***** Task material

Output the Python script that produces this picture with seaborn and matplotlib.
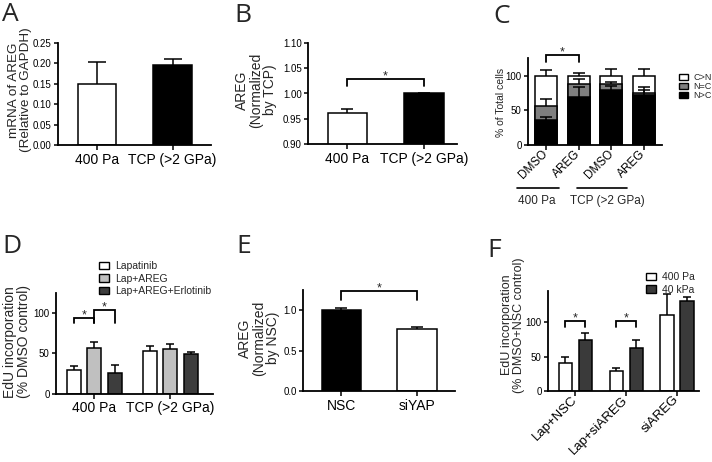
import numpy as np
import pandas as pd
import matplotlib
matplotlib.use("Agg")
import matplotlib.pyplot as plt
import seaborn as sns
from matplotlib.patches import Patch

# ---- values ----
# A: AREG mRNA
a_cond = ["400 Pa", "TCP (>2 GPa)"]
a_mean = [0.150, 0.197]
a_sem = [0.054, 0.014]

# B: AREG normalized by TCP
b_cond = ["400 Pa", "TCP (>2 GPa)"]
b_mean = [0.962, 1.000]
b_sem = [0.008, 0.0]

# C: YAP localisation (% of total cells), stacked
c_treat = ["DMSO", "AREG", "DMSO", "AREG"]
c_sub = ["400 Pa", "400 Pa", "TCP (>2 GPa)", "TCP (>2 GPa)"]
c_loc = ["C>N", "N=C", "N>C"]
c_n_gt_c = [36, 70, 80, 73]
c_n_eq_c = [20, 19, 8, 3]
c_n_gt_c_sem = [5, 14, 5, 6]
c_n_eq_c_sem = [11, 7, 3, 8]
c_c_gt_n_sem = [8, 4, 10, 10]

# D: EdU incorporation
d_cond = ["400 Pa", "TCP (>2 GPa)"]
d_treat = ["Lapatinib", "Lap+AREG", "Lap+AREG+Erlotinib"]
d_lap = [29, 53]
d_lap_areg = [57, 55]
d_lap_areg_erl = [26, 49]
d_lap_sem = [5.5, 6.5]
d_lap_areg_sem = [7.5, 6]
d_lap_areg_erl_sem = [9, 3]

# E: AREG normalized by NSC
e_cond = ["NSC", "siYAP"]
e_mean = [1.008, 0.762]
e_sem = [0.017, 0.032]

# F: EdU incorporation, siRNA
f_cond = ["Lap+NSC", "Lap+siAREG", "siAREG"]
f_sub = ["400 Pa", "40 kPa"]
f_400pa = [40, 28.5, 110]
f_40kpa = [73.5, 62, 130]
f_400pa_sem = [10, 4.5, 31]
f_40kpa_sem = [10.5, 11.5, 6]

sns.set_style("ticks")
plt.rcParams["font.family"] = ["Liberation Sans", "DejaVu Sans"]

W, H = 712, 462
fig = plt.figure(figsize=(W / 100, H / 100), dpi=100)
EDGE = dict(edgecolor="black", linewidth=1.1, saturation=1, errorbar=None)


def add_ax(l, t, r, b):
    return fig.add_axes([l / W, 1 - b / H, (r - l) / W, (b - t) / H])


def style(ax, xlim, ylim, yticks, fmt):
    ax.set_xlim(xlim)
    ax.set_ylim(ylim)
    ax.set_yticks(yticks)
    ax.set_yticklabels([fmt.format(v) for v in yticks])
    sns.despine(ax=ax)
    for s in ("left", "bottom"):
        ax.spines[s].set_linewidth(1.3)
        ax.spines[s].set_color("black")
    ax.tick_params(axis="y", length=3, width=1.1, labelsize=7, pad=1.5, colors="black")
    ax.tick_params(axis="x", length=3.5, width=1.1, labelsize=10, pad=2, colors="black")
    ax.set_xlabel("")
    ax.set_ylabel("")


def ylab(ax, text, x_px, y_px, size=10):
    pos = ax.get_position()
    l, r = pos.x0 * W, pos.x1 * W
    t, b = (1 - pos.y1) * H, (1 - pos.y0) * H
    ax.set_ylabel(text, fontsize=size, va="center", linespacing=1.0)
    ax.yaxis.set_label_coords((x_px - l) / (r - l), (b - y_px) / (b - t))


def centers(bars):
    return [p.get_x() + p.get_width() / 2 for p in bars]


def up_err(ax, xs, tops, errs, cap):
    _, caps, _ = ax.errorbar(xs, tops, yerr=[np.zeros(len(errs)), errs], fmt="none",
                             ecolor="black", elinewidth=1.1, capsize=cap, capthick=1.1,
                             clip_on=False)
    caps[0].set_visible(False)


def bracket(ax, x0, x1, y, y0, y1):
    ax.plot([x0, x0, x1, x1], [y0, y, y, y1], color="black", lw=1.3, clip_on=False,
            solid_joinstyle="miter")
    ax.annotate("*", xy=((x0 + x1) / 2, y), xytext=(0, -0.5), textcoords="offset points",
                ha="center", va="baseline", fontsize=9, annotation_clip=False)


def rot_labels(ax, labels, size):
    ax.set_xticks(range(len(labels)))
    ax.set_xticklabels(labels, rotation=45, ha="right", va="center",
                       rotation_mode="anchor", fontsize=size)
    ax.tick_params(axis="x", pad=1.5)


def letter(s, x_px, y_px):
    fig.text(x_px / W, 1 - y_px / H, s, fontsize=19, family="Open Sans",
             ha="left", va="baseline")


def small_legend(ax, handles, labels, x_px, y_px, size, spacing):
    ax.legend(handles, labels, loc="upper left", bbox_to_anchor=(x_px / W, 1 - y_px / H),
              bbox_transform=fig.transFigure, frameon=False, fontsize=size,
              handlelength=0.96, handleheight=0.7, handletextpad=0.6,
              labelspacing=spacing, borderaxespad=0, borderpad=0)


# ---------------- A ----------------
ax = add_ax(58, 43, 211, 145)
df_a = pd.DataFrame({"cond": a_cond, "val": a_mean})
sns.barplot(data=df_a, x="cond", y="val", hue="cond", palette=["white", "black"],
            legend=False, width=0.51, ax=ax, **EDGE)
up_err(ax, centers(ax.patches), a_mean, a_sem, 6.8)
style(ax, (-0.517, 1.51), (0, 0.25), np.arange(0, 0.26, 0.05), "{:.2f}")
ylab(ax, "mRNA of AREG\n(Relative to GAPDH)", 20, 90, size=9.7)
letter("A", 2, 21)

# ---------------- B ----------------
ax = add_ax(308, 43, 457, 144)
df_b = pd.DataFrame({"cond": b_cond, "val": b_mean})
sns.barplot(data=df_b, x="cond", y="val", hue="cond", palette=["white", "black"],
            legend=False, width=0.51, ax=ax, **EDGE)
up_err(ax, centers(ax.patches), b_mean, b_sem, 4.3)
style(ax, (-0.512, 1.43), (0.90, 1.10), np.arange(0.90, 1.101, 0.05), "{:.2f}")
bracket(ax, 0, 1, 1.0297, 1.0145, 1.0145)
ylab(ax, "AREG\n(Normalized\nby TCP)", 256, 90)
letter("B", 234, 22)

# ---------------- C ----------------
ax = add_ax(528, 58, 662, 145)
keys = [f"{s} {t}" for s, t in zip(c_sub, c_treat)]
grey_top = [a + b for a, b in zip(c_n_gt_c, c_n_eq_c)]
df_c = pd.DataFrame({"key": keys, "C>N": [100] * 4, "N=C": grey_top, "N>C": c_n_gt_c})
c_pal = {"C>N": "white", "N=C": "#7f7f7f", "N>C": "black"}
for loc in c_loc:
    sns.barplot(data=df_c, x="key", y=loc, color=c_pal[loc], width=0.67, ax=ax, **EDGE)
xs = centers(ax.patches[:4])
up_err(ax, xs, [100] * 4, c_c_gt_n_sem, 4.3)
up_err(ax, xs, grey_top, c_n_eq_c_sem, 4.3)
up_err(ax, xs, c_n_gt_c, c_n_gt_c_sem, 4.3)
style(ax, (-0.55, 3.55), (0, 126), [0, 50, 100], "{:d}")
rot_labels(ax, c_treat, 8.5)
bracket(ax, 0, 1, 131, 120, 120)
tr = ax.get_xaxis_transform()
for (x0, x1), lab, xm in zip([(-0.89, 0.40), (0.95, 2.48)], ["400 Pa", "TCP (>2 GPa)"],
                             [-0.28, 1.87]):
    ax.plot([x0, x1], [-0.49, -0.49], transform=tr, color="black", lw=1.2, clip_on=False)
    ax.text(xm, -0.645, lab, transform=tr, ha="center", va="center", fontsize=8.5)
ylab(ax, "% of Total cells", 501, 102, size=7.5)
small_legend(ax, [Patch(facecolor=c_pal[k], edgecolor="black", linewidth=1) for k in c_loc],
             c_loc, 679, 73, 6.5, 0.0)
letter("C", 493, 23)

# ---------------- D ----------------
ax = add_ax(56, 293, 213, 393.5)
d_vals = [d_lap, d_lap_areg, d_lap_areg_erl]
d_sems = [d_lap_sem, d_lap_areg_sem, d_lap_areg_erl_sem]
df_d = pd.DataFrame({"cond": d_cond * 3,
                     "treat": [t for t in d_treat for _ in d_cond],
                     "val": [v for vals in d_vals for v in vals]})
d_pal = dict(zip(d_treat, ["white", "#c0c0c0", "#3d3d3d"]))
sns.barplot(data=df_d, x="cond", y="val", hue="treat", hue_order=d_treat, palette=d_pal,
            width=0.8, gap=0.31, legend=False, ax=ax, **EDGE)
d_bars = list(ax.containers)
for bars, vals, sems in zip(d_bars, d_vals, d_sems):
    up_err(ax, centers(bars), vals, sems, 2.9)
style(ax, (-0.505, 1.56), (0, 125), [0, 50, 100], "{:d}")
xw, xg, xd = (centers(b)[0] for b in d_bars)
bracket(ax, xw, xg, 94, 87.5, 87.5)
bracket(ax, xg, xd, 104, 87.5, 87.5)
ylab(ax, "EdU incorporation\n(% DMSO control)", 17, 342)
small_legend(ax, [Patch(facecolor=d_pal[k], edgecolor="black", linewidth=1) for k in d_treat],
             d_treat, 99, 261, 7.5, 0.25)
letter("D", 2, 253)

# ---------------- E ----------------
ax = add_ax(303, 290, 455, 391)
df_e = pd.DataFrame({"cond": e_cond, "val": e_mean})
sns.barplot(data=df_e, x="cond", y="val", hue="cond", palette=["black", "white"],
            legend=False, width=0.52, ax=ax, **EDGE)
up_err(ax, centers(ax.patches), e_mean, e_sem, 4.3)
style(ax, (-0.504, 1.50), (0, 1.25), [0, 0.5, 1.0], "{:.1f}")
bracket(ax, 0, 1, 1.235, 1.123, 1.123)
ylab(ax, "AREG\n(Normalized\nby NSC)", 259, 338)
letter("E", 236, 253)

# ---------------- F ----------------
ax = add_ax(548, 291, 699, 391)
f_vals = [f_400pa, f_40kpa]
f_sems = [f_400pa_sem, f_40kpa_sem]
df_f = pd.DataFrame({"cond": f_cond * 2,
                     "sub": [s for s in f_sub for _ in f_cond],
                     "val": f_400pa + f_40kpa})
f_pal = dict(zip(f_sub, ["white", "#3a3a3a"]))
sns.barplot(data=df_f, x="cond", y="val", hue="sub", hue_order=f_sub, palette=f_pal,
            width=0.79, gap=0.33, legend=False, ax=ax, **EDGE)
f_bars = list(ax.containers)
for bars, vals, sems in zip(f_bars, f_vals, f_sems):
    up_err(ax, centers(bars), vals, sems, 2.9)
style(ax, (-0.54, 2.43), (0, 145), [0, 50, 100], "{:d}")
rot_labels(ax, f_cond, 9.5)
w_x, d_x = centers(f_bars[0]), centers(f_bars[1])
for i in range(2):
    bracket(ax, w_x[i], d_x[i], 101.5, 93, 93)
ylab(ax, "EdU incorporation\n(% DMSO+NSC control)", 513, 325, size=9)
small_legend(ax, [Patch(facecolor=f_pal[k], edgecolor="black", linewidth=1) for k in f_sub],
             f_sub, 646, 272, 7.5, 0.25)
letter("F", 487, 257)

fig.savefig("out.png", dpi=100)
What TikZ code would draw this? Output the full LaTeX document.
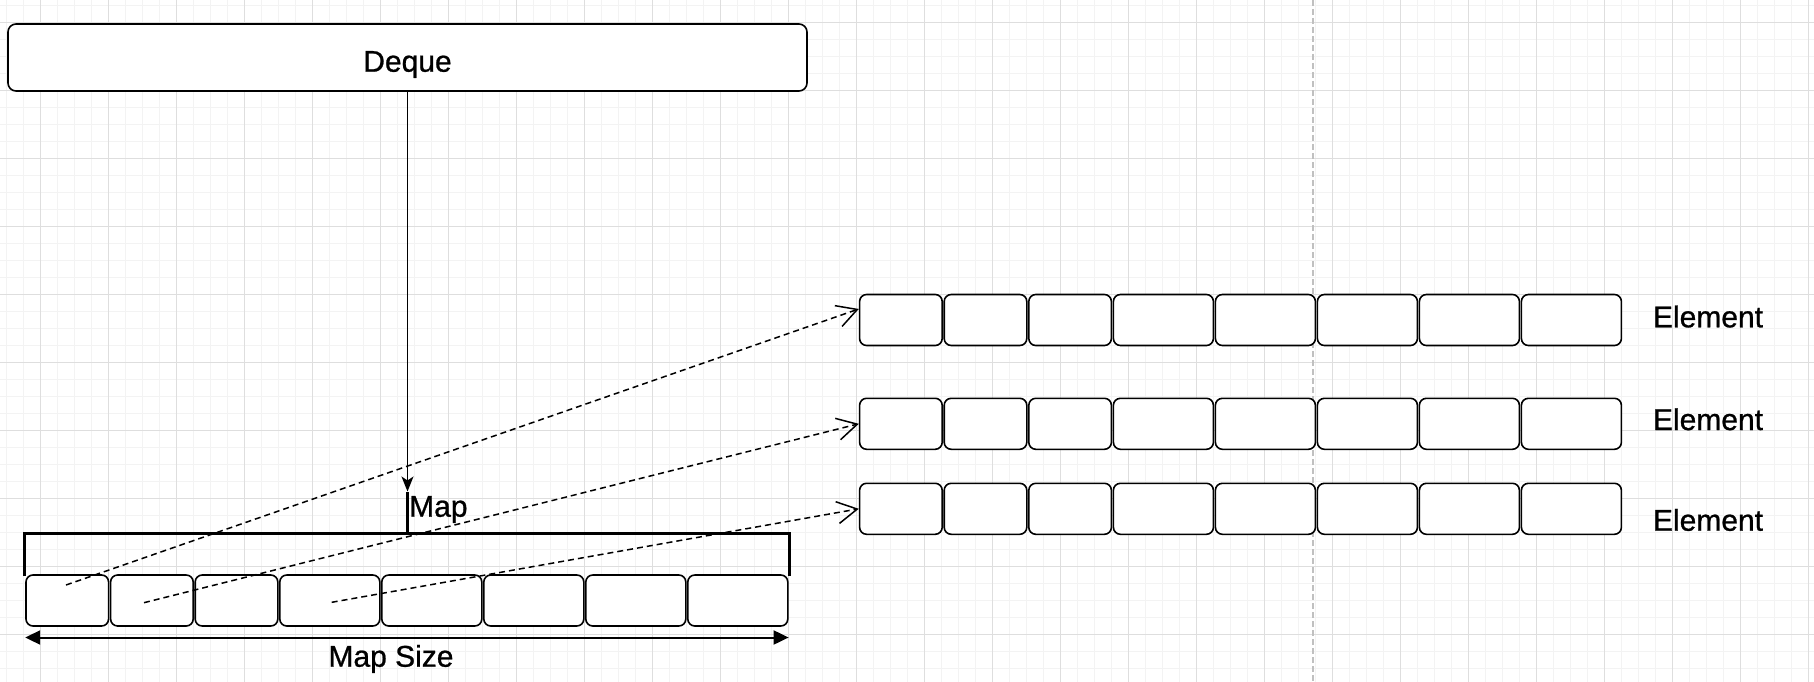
\documentclass[tikz,border=0pt]{standalone}
\usepackage{fontspec}
\setmainfont{Liberation Sans}
\newfontfamily\sketchfont{Liberation Sans}[BoldFont={Liberation Sans}, BoldFeatures={FakeBold=0.8}]
\usepackage{tikz}
\usetikzlibrary{calc}
\usetikzlibrary{arrows.meta}
\tikzset{>=latex}
\definecolor{gridminor}{HTML}{F3F3F3}
\definecolor{gridmajor}{HTML}{DEDEDE}
\definecolor{pageline}{HTML}{C0C0C0}
\tikzset{
    cellbox/.style={draw=black, line width=1.6pt, rounded corners=7pt, fill=white,
        minimum height=51pt, inner sep=0pt},
    dequebox/.style={draw=black, line width=1.6pt, rounded corners=8pt, fill=white,
        minimum width=799pt, minimum height=67pt, inner sep=0pt,
        text height=28.4pt, text depth=0pt, font=\sketchfont\bfseries\fontsize{30}{36}\selectfont},
    lbl/.style={inner sep=0pt, font=\sketchfont\bfseries\fontsize{30}{36}\selectfont},
    ptrarrow/.style={line width=1.5pt, dash pattern=on 6pt off 4pt,
        -{Straight Barb[length=20pt,width=22pt]}},
    maparrow/.style={line width=1.5pt, -{Stealth[length=15pt,width=12pt,inset=4pt]}},
    sizearrow/.style={line width=2pt,
        {Triangle[length=15pt,width=14pt]}-{Triangle[length=15pt,width=14pt]}},
    bracketline/.style={line width=3pt},
}

\begin{document}
\begin{tikzpicture}[x=1pt, y=-1pt]
                    \useasboundingbox (0,0) rectangle (1814,682);
                    \fill[white] (0,0) rectangle (1814,682);
                    % background grid
                    \foreach \gx in {6.3,23.3,...,1814}
                        \draw[gridminor, line width=1.5pt] (\gx,0) -- (\gx,682);
                    \foreach \gy in {5.3,22.3,...,682}
                        \draw[gridminor, line width=1.5pt] (0,\gy) -- (1814,\gy);
                    \foreach \gx in {40.3,108.3,...,1814}
                        \draw[gridmajor, line width=1pt] (\gx,0) -- (\gx,682);
                    \foreach \gy in {22.3,90.3,...,682}
                        \draw[gridmajor, line width=1pt] (0,\gy) -- (1814,\gy);
                    \draw[pageline, line width=1.5pt, dash pattern=on 6pt off 3pt] (1313,0) -- (1313,682);

                    \node[dequebox] (deque) at (407.5,57.5) {Deque};

                    % map cells (m) and element rows (a, b, c)
                    \foreach \r/\x/\y in {m/25/600.5, a/858.6/320, b/858.6/423.8, c/858.6/508.8}
                        \foreach \i/\l/\w in {1/0/84.6, 2/84.6/84.6, 3/169.2/84.6, 4/253.8/102,
                                5/355.8/102, 6/457.8/102, 7/559.8/102, 8/661.8/102}
                            \node[cellbox, minimum width={(\w-2)*1pt}] (\r\i) at ({\x+\l+\w/2},\y) {};

                    \node[lbl, anchor=base] (la) at (1708,327.3) {Element};
                    \node[lbl, anchor=base] (lb) at (1708,430) {Element};
                    \node[lbl, anchor=base] (lc) at (1708,530.7) {Element};

                    % bracket over the map
                    \coordinate (stem) at (407.5,491.5);
                    \draw[bracketline] (24,576) -- (24,533) -- (789,533) -- (789,576);
                    \draw[line width=2.5pt] (407.5,533) -- (stem);
                    \draw[maparrow] (deque) -- (stem);
                    \node[lbl, anchor=base west] (maplbl) at (409,516.7) {Map};

                    \draw[sizearrow] ([yshift=-10.7pt]m1.south west) -- ([yshift=-10.7pt]m8.south east);
                    \node[lbl, anchor=base] (sizelbl) at (391,666.7) {Map Size};

                    % pointers from the map into the element rows
                    \coordinate (s1) at (66,585);
                    \coordinate (s2) at (144,602.7);
                    \coordinate (s3) at (331.7,602.3);
                    \draw[ptrarrow] (s1) -- ($(a1.north west)!0.29!(a1.south west)$);
                    \draw[ptrarrow] (s2) -- (b1.west);
                    \draw[ptrarrow] (s3) -- (c1.west);
\end{tikzpicture}
\end{document}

**********

→ Aim
Return only the lines running from the start of the entries above to the line that contains "from matplotlib.patches import Patch", inclusive, and omit every picture.

→ Worked solution
Output the Python script that produces this picture with seaborn and matplotlib.
import numpy as np
import pandas as pd
import matplotlib
matplotlib.use("Agg")
import matplotlib.pyplot as plt
import seaborn as sns
from matplotlib.patches import Patch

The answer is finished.